Le ministère de la Justice réfute toute intention de le limoger ou de le "contraindre à démissionner": rien de plus normal que de proposer ce type de poste, qui lui aurait en outre permis de rester plus longtemps en fonctions, à un magistrat à un an et demi de la retraite.

"Le procureur général de la cour d'appel de Paris a été invité pour un entretien tout à fait classique avec la direction de mon cabinet, par un appel le jeudi 23 janvier. Il a été reçu le lundi suivant. Par contre, il a attendu plus de huit jours pour m'adresser un courrier", a plaidé la garde des Sceaux devant les députés mercredi, face aux nombreuses critiques qui ont fusé à droite. Bref, "pas de quoi fouetter un chat", a réagi sur i-Télé Alain Vidalies, le ministre des Relations avec le Parlement.

Le fait est que, pression ou non, la réforme promise par François Hollande ("les règles de nomination seront revues; je réformerai le Conseil supérieur de la magistrature -CSM") n'a toujours pas été actée. Cette réforme valait pour la nomination des membres du parquet – comme François Falletti –, magistrats placés sous l'autorité du garde des Sceaux: celle-ci est toujours décidée par l'exécutif, contrairement aux juges du siège, nommés par le CSM.

La réforme promise suspendue

Virginie Duval, secrétaire générale de l'Union syndicale des magistrats (USM), accuse le gouvernement Ayrault de faire preuve "d'hypocrisie" sur la question. "Christiane Taubira se targue d'avoir obtenu l'indépendance du parquet en supprimant (en juillet 2013, ndlr) les instructions transmises oralement par la Chancellerie aux procureurs", indique-t-elle.

"C'est une avancée indéniable. Mais ce n'est pas suffisant, on le voit avec l'affaire du procureur général Falletti: il faut aussi que la nomination des procureurs soit effectuée par un organe indépendant."

L'affaire était pourtant bien amorcée. En juillet 2013, le Parlement adoptait un projet de loi constitutionnelle portant la réforme du Conseil supérieur de la magistrature. Dans le texte, la réforme de la nomination des procureurs, attendue par les syndicats. Actuellement, les noms des magistrats du parquet sont proposés au CSM par le gouvernement. Le CSM rend un avis, mais le ministère de la Justice n'est pas tenu de le suivre. Le projet de loi prévoyait donc que le garde des Sceaux soit tenu d’émettre un avis conforme à celui du CSM.

Adopté en première lecture par l'Assemblée nationale en juin 2013 et par le Sénat en juillet, ce projet de loi a finalement été suspendu par le gouvernement ce même mois. Le fait est que la réforme de la nomination du parquet était couplée à une autre réforme, la composition du CSM, qui nécessitait une loi constitutionnelle. Celle-ci nécessitant une majorité des 3/5e qui n'a pas été trouvée, le gouvernement a décidé de la suspendre.

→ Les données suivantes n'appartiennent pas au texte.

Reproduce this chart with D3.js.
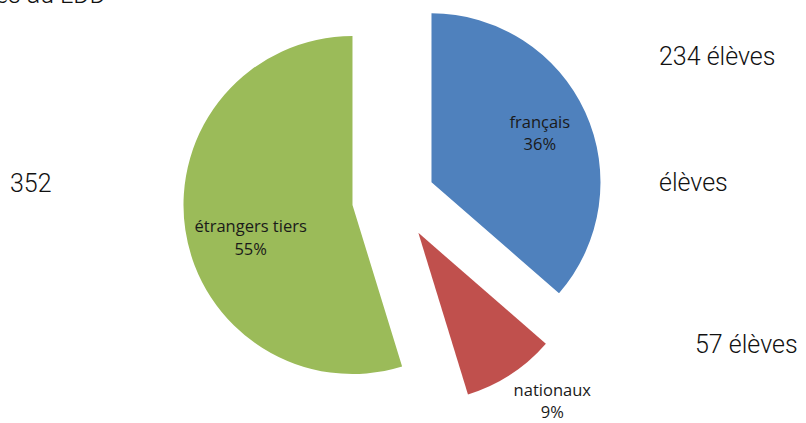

"Personne ne veut aller au bout"

Mais pour l'USM, cette suspension arrange bien le gouvernement. "Droite comme gauche, personne ne souhaite aller jusqu'au bout de cette réforme: on préfère être sûr de nommer des gens proches politiquement", regrette Virginie Duval.

"Bien sûr, sous le gouvernement précédent, c'était pire: des histoires de procureurs généraux déplacés, il y en a eu plus d'une", note-t-elle. Là, c'est la première dont on a vent en 18 mois. Mais de la part d'un gouvernement qui se targue de défendre l'indépendance des magistrats du parquet, c'est d'autant plus inacceptable!"

L'affaire du procureur général Falletti rappellera-t-elle François Hollande à sa promesse? "On nous dit régulièrement que (la réforme du CSM) va revenir sur la table", note Virginie Duval. Sur la question, la Chancellerie n'a néanmoins pas répondu à la sollicitation de BFMTV.com.